Repeat exactly, and only, the lines from the one that contains "Generate a Python" to the one that contains "30.5, 31, 32]", both ends included. Omit every picture.
::: WORKING DATA :::
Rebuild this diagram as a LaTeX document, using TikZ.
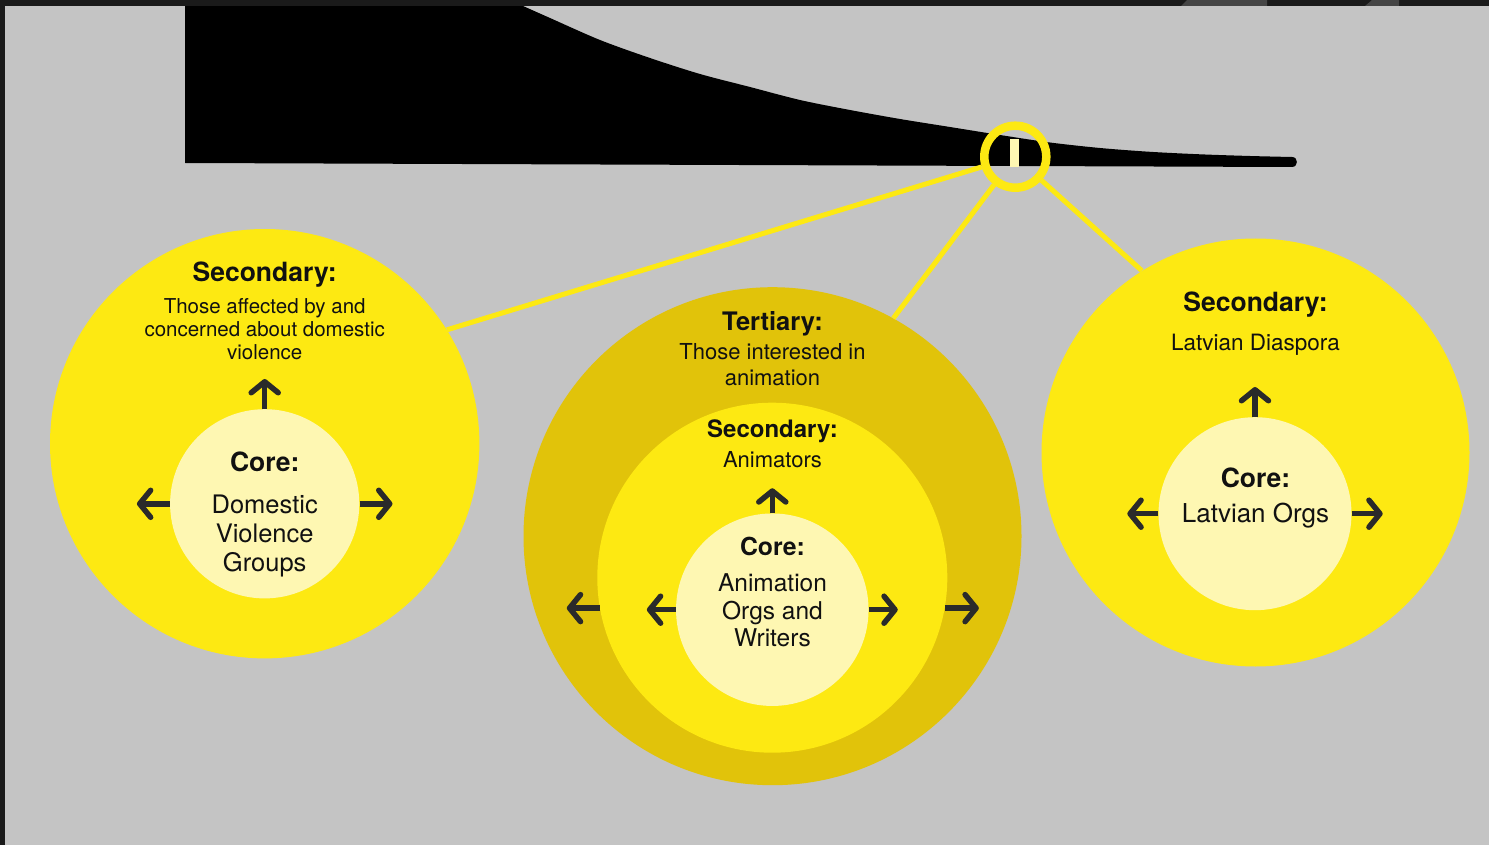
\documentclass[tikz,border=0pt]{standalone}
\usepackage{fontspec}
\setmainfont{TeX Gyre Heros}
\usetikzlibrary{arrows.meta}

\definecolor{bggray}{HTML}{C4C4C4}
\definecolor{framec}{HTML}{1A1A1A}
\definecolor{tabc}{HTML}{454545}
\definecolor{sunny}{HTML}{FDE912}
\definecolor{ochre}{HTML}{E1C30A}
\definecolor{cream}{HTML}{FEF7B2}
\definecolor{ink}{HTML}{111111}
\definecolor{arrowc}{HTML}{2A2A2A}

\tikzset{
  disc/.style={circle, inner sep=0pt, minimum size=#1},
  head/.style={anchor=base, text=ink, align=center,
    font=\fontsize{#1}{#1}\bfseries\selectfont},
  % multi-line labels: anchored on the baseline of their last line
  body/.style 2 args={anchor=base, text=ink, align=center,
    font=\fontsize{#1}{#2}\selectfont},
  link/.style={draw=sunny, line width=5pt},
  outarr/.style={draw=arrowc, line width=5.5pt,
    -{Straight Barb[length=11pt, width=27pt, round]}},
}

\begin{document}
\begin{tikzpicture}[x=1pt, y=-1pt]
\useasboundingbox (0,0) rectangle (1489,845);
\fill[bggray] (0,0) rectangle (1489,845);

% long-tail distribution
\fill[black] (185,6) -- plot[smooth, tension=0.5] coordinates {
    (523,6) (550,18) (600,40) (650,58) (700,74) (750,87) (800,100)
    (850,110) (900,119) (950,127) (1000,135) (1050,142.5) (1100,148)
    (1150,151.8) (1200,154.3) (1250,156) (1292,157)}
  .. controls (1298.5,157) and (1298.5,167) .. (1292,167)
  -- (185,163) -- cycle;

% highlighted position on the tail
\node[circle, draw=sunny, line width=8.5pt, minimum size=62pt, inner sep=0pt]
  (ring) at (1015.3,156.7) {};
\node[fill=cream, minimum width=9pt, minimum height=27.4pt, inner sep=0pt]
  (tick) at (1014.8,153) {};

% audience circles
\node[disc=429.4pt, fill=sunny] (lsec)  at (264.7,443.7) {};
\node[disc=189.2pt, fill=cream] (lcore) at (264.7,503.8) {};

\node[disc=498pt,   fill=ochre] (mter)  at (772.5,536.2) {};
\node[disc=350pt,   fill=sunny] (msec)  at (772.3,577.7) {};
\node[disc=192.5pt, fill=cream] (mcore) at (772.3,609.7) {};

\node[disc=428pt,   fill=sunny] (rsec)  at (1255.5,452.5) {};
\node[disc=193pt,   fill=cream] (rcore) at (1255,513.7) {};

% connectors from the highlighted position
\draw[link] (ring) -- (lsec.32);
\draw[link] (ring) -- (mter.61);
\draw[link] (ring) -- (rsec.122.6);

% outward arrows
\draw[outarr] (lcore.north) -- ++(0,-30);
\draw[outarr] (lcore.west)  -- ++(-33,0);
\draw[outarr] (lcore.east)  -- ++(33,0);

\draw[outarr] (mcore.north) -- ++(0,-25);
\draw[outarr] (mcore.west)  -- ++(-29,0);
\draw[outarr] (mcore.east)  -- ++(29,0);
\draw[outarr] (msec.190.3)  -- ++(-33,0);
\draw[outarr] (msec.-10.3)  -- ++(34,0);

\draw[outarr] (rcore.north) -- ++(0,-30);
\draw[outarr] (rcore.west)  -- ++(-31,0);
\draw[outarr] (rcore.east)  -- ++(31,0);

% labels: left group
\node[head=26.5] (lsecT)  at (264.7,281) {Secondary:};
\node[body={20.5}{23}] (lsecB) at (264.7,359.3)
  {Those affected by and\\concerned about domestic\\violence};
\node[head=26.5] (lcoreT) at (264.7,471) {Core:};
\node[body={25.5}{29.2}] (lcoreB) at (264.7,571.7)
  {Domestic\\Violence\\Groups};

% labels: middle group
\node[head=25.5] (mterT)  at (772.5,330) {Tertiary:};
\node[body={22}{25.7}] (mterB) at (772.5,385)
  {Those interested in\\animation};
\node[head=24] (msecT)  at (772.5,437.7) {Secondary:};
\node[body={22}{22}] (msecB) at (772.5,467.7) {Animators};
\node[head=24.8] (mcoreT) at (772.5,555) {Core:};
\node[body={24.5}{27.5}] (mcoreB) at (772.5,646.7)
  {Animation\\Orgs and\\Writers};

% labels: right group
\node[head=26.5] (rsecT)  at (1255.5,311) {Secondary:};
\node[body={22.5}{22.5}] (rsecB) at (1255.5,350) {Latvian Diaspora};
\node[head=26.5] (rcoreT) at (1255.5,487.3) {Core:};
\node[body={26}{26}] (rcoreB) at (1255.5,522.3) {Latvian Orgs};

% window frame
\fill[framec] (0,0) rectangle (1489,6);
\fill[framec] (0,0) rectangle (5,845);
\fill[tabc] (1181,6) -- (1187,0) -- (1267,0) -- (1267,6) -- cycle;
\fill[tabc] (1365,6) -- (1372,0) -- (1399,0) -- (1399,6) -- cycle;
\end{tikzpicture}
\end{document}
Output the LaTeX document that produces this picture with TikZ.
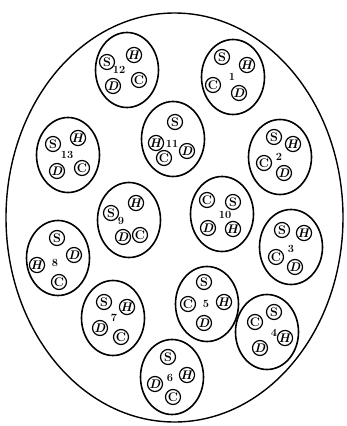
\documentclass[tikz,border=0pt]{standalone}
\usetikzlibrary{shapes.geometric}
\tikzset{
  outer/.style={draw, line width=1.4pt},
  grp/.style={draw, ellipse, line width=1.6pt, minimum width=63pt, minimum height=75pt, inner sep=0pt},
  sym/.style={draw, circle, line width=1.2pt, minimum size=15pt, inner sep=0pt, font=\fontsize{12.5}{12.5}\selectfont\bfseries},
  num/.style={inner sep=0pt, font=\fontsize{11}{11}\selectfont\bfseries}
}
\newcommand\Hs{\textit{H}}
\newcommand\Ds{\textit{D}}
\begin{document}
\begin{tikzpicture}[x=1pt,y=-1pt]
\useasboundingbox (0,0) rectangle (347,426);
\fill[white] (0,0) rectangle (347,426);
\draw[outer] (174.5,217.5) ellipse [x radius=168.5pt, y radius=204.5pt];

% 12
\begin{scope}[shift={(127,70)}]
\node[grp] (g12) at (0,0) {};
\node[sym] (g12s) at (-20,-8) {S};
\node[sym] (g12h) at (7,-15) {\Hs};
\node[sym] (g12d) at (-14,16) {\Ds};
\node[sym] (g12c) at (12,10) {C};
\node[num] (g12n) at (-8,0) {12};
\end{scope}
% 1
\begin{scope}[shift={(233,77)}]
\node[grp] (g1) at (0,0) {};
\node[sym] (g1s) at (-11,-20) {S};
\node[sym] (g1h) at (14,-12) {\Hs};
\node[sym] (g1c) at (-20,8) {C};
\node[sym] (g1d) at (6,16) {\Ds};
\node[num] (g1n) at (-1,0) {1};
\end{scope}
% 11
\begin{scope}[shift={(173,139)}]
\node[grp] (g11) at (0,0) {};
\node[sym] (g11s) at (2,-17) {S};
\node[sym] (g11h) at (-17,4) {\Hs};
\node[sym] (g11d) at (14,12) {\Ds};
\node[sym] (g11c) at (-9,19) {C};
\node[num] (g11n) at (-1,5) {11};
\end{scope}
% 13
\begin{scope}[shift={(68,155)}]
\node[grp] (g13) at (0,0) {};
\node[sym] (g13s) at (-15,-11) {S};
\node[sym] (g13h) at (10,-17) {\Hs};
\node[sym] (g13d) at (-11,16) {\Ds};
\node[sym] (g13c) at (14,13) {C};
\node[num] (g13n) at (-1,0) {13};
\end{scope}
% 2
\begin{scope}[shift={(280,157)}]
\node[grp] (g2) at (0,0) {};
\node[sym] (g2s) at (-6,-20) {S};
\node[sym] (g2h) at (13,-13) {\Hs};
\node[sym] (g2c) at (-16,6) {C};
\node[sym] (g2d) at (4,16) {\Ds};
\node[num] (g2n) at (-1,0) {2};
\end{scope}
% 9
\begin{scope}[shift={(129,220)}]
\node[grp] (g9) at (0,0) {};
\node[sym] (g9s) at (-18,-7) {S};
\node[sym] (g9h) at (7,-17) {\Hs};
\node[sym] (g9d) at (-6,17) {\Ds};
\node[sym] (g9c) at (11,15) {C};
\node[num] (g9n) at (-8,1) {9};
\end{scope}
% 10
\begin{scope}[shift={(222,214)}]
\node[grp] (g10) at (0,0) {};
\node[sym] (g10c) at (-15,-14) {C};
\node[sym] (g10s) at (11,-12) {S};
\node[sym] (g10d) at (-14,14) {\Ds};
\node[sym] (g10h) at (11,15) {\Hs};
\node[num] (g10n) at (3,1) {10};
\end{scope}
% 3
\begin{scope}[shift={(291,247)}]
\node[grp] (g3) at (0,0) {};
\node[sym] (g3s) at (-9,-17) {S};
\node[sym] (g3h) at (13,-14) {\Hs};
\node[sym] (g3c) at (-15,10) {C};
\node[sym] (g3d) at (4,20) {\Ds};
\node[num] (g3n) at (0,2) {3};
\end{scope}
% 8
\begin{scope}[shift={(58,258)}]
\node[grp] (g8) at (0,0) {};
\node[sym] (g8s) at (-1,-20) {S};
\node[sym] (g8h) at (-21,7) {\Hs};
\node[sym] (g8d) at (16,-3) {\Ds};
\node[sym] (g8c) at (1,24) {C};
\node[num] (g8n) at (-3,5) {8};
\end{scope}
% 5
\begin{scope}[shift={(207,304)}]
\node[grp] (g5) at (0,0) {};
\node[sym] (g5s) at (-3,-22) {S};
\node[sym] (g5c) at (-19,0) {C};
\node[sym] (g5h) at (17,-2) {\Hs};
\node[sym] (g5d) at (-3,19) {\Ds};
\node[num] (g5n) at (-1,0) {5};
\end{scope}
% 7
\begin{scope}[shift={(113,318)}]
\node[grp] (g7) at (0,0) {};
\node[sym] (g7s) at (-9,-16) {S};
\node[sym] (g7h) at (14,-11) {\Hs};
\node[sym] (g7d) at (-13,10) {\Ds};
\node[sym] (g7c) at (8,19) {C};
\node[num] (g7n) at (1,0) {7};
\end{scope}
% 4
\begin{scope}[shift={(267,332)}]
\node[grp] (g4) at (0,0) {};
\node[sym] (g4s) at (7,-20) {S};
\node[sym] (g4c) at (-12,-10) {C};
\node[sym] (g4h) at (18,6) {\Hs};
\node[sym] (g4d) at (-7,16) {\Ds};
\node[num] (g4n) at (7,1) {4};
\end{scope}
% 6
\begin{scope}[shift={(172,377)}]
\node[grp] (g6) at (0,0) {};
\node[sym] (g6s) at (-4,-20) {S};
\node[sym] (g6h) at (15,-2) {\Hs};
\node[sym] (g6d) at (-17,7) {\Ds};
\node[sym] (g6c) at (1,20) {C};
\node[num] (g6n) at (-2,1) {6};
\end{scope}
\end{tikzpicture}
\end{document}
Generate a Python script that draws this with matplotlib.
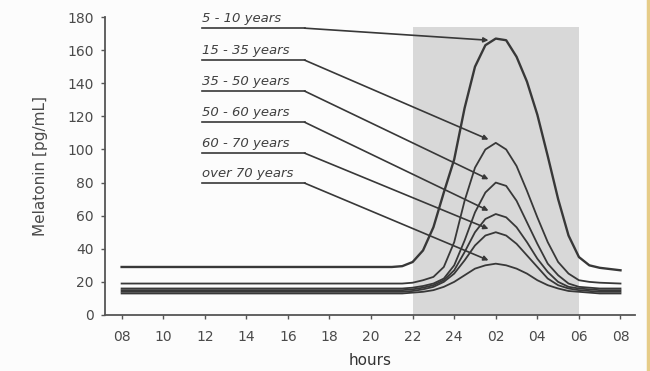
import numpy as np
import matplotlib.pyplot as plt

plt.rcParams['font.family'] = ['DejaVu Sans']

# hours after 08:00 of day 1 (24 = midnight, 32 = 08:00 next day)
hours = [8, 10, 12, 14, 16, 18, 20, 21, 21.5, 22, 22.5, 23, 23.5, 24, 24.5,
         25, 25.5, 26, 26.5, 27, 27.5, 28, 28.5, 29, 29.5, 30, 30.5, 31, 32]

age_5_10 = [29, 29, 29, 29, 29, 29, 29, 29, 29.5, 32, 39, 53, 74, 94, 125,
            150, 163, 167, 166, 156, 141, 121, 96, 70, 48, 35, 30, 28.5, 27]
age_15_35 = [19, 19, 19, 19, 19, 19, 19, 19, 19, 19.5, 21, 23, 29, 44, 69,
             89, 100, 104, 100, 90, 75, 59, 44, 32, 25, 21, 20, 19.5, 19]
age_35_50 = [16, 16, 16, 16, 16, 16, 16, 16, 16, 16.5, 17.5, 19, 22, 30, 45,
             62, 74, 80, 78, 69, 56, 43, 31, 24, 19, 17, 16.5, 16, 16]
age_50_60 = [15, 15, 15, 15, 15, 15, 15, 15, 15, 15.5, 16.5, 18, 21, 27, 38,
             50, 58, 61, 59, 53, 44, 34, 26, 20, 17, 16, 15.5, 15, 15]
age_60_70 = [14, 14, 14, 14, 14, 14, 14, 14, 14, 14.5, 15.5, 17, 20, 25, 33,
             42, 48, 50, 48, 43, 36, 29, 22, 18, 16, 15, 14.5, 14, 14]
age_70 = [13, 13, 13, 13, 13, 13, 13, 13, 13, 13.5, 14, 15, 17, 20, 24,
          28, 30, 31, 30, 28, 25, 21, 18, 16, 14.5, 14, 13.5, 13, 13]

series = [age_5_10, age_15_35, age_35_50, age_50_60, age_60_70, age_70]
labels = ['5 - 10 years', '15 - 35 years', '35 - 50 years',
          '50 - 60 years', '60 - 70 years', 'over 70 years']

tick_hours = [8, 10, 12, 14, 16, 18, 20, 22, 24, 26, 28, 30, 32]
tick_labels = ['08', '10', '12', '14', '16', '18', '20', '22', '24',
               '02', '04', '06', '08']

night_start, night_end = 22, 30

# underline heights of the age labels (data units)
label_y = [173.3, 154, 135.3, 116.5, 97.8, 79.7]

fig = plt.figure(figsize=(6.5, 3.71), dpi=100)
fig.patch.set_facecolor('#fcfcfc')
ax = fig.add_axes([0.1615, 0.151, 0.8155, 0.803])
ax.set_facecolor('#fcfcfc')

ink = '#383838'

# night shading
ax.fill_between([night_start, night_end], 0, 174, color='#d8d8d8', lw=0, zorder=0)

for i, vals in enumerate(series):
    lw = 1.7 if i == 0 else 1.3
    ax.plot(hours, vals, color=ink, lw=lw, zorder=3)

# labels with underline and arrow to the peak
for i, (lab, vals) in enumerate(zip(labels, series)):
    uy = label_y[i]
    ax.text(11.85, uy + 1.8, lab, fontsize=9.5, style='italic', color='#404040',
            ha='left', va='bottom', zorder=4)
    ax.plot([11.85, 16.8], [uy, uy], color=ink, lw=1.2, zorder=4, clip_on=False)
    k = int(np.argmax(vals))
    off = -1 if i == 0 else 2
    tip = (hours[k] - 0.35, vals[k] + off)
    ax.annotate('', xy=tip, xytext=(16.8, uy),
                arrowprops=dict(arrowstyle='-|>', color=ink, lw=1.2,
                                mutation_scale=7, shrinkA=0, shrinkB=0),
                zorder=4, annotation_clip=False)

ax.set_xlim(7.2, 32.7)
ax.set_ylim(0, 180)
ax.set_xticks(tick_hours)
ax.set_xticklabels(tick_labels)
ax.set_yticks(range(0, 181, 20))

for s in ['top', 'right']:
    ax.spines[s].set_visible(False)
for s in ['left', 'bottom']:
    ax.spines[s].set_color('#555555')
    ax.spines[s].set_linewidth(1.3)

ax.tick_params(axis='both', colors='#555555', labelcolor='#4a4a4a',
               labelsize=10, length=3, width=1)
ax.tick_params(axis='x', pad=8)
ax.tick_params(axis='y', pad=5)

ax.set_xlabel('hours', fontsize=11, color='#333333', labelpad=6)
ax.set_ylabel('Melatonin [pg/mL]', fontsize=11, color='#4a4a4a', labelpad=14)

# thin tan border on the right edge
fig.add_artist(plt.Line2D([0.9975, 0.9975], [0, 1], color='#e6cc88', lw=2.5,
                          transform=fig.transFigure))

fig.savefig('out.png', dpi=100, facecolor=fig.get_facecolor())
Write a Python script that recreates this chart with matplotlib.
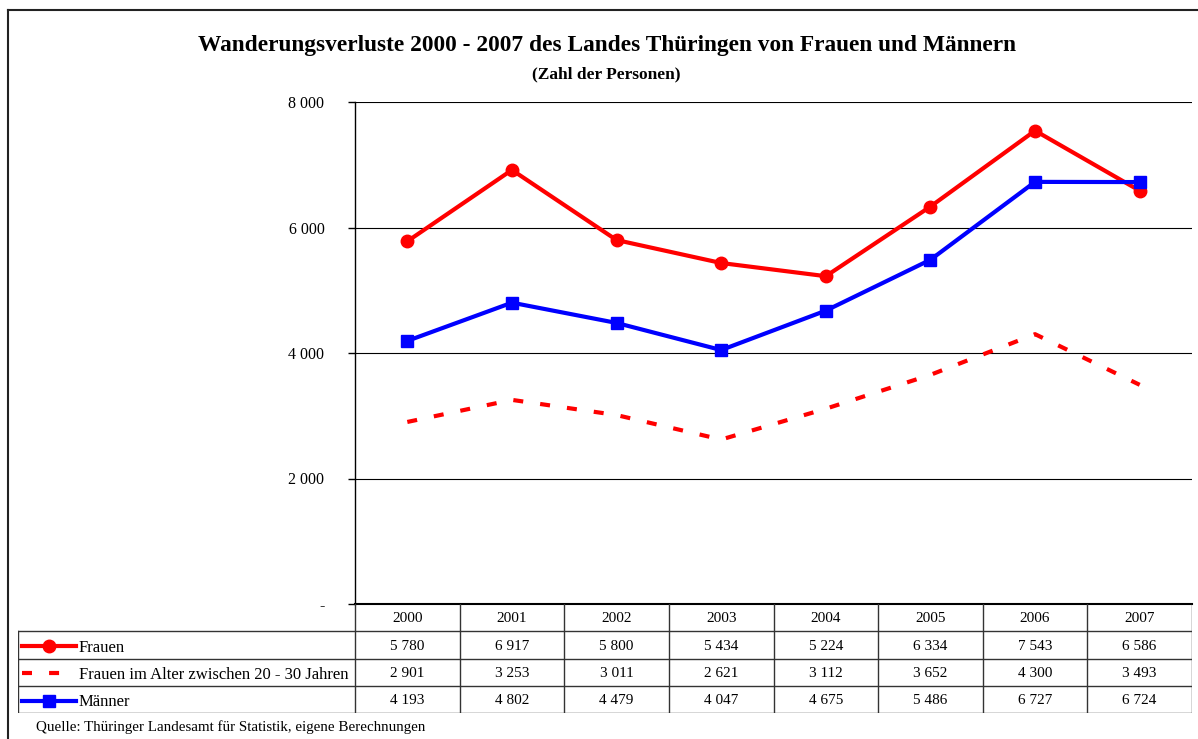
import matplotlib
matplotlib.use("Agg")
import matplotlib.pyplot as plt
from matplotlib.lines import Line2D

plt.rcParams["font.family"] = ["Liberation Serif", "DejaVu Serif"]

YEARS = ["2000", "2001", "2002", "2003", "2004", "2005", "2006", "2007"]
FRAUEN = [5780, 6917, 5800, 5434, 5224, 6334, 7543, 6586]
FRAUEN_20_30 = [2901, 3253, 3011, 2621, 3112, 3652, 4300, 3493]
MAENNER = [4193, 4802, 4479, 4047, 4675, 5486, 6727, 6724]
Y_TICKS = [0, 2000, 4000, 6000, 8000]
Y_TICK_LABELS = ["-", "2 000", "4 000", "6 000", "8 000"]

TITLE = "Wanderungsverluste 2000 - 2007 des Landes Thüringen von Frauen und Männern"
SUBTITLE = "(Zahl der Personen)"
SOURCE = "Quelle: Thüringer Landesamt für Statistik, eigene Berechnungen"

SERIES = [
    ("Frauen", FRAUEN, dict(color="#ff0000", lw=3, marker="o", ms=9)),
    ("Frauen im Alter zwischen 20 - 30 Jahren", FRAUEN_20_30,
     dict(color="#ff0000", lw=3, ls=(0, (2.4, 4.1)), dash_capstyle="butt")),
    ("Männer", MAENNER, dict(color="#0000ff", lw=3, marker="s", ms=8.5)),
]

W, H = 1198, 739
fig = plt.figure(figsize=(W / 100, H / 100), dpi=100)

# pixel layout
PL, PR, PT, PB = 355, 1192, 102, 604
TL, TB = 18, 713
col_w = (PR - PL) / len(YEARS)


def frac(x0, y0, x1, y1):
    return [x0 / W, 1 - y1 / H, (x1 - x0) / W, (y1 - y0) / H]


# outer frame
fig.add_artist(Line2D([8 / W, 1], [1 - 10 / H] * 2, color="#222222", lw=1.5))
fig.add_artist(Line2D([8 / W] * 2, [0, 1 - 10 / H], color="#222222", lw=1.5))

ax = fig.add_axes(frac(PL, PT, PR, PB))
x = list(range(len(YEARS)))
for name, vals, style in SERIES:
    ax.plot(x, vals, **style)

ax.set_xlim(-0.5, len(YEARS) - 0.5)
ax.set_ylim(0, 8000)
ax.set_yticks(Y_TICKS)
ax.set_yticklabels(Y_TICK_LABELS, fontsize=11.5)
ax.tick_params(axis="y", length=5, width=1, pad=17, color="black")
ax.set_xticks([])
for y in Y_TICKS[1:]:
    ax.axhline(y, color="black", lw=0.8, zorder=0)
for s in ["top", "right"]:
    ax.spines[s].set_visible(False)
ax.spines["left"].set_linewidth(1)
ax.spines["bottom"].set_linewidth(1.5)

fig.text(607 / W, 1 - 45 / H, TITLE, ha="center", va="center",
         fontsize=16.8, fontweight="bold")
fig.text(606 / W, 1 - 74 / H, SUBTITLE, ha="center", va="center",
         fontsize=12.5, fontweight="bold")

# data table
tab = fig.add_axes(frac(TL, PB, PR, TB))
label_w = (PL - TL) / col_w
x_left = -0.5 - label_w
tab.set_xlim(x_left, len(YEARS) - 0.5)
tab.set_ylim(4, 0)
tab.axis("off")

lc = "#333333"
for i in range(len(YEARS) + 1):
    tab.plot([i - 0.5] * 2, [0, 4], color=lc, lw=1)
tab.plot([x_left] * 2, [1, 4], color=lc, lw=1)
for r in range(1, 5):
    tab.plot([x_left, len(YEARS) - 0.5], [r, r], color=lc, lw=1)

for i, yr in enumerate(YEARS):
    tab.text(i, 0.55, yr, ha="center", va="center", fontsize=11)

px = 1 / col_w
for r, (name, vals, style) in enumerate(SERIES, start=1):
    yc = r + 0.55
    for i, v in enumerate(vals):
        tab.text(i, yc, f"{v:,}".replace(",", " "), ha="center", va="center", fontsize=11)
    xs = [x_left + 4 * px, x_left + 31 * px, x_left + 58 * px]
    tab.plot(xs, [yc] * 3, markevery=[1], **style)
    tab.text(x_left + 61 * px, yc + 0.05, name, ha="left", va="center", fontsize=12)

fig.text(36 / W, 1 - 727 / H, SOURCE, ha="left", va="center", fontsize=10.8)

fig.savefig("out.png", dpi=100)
:::
- PROBLEM SOLUTION -
Generate a Python script that draws this with matplotlib.
import numpy as np
import matplotlib.pyplot as plt

plt.rcParams['font.family'] = ['DejaVu Sans']

# hours after 08:00 of day 1 (24 = midnight, 32 = 08:00 next day)
hours = [8, 10, 12, 14, 16, 18, 20, 21, 21.5, 22, 22.5, 23, 23.5, 24, 24.5,
         25, 25.5, 26, 26.5, 27, 27.5, 28, 28.5, 29, 29.5, 30, 30.5, 31, 32]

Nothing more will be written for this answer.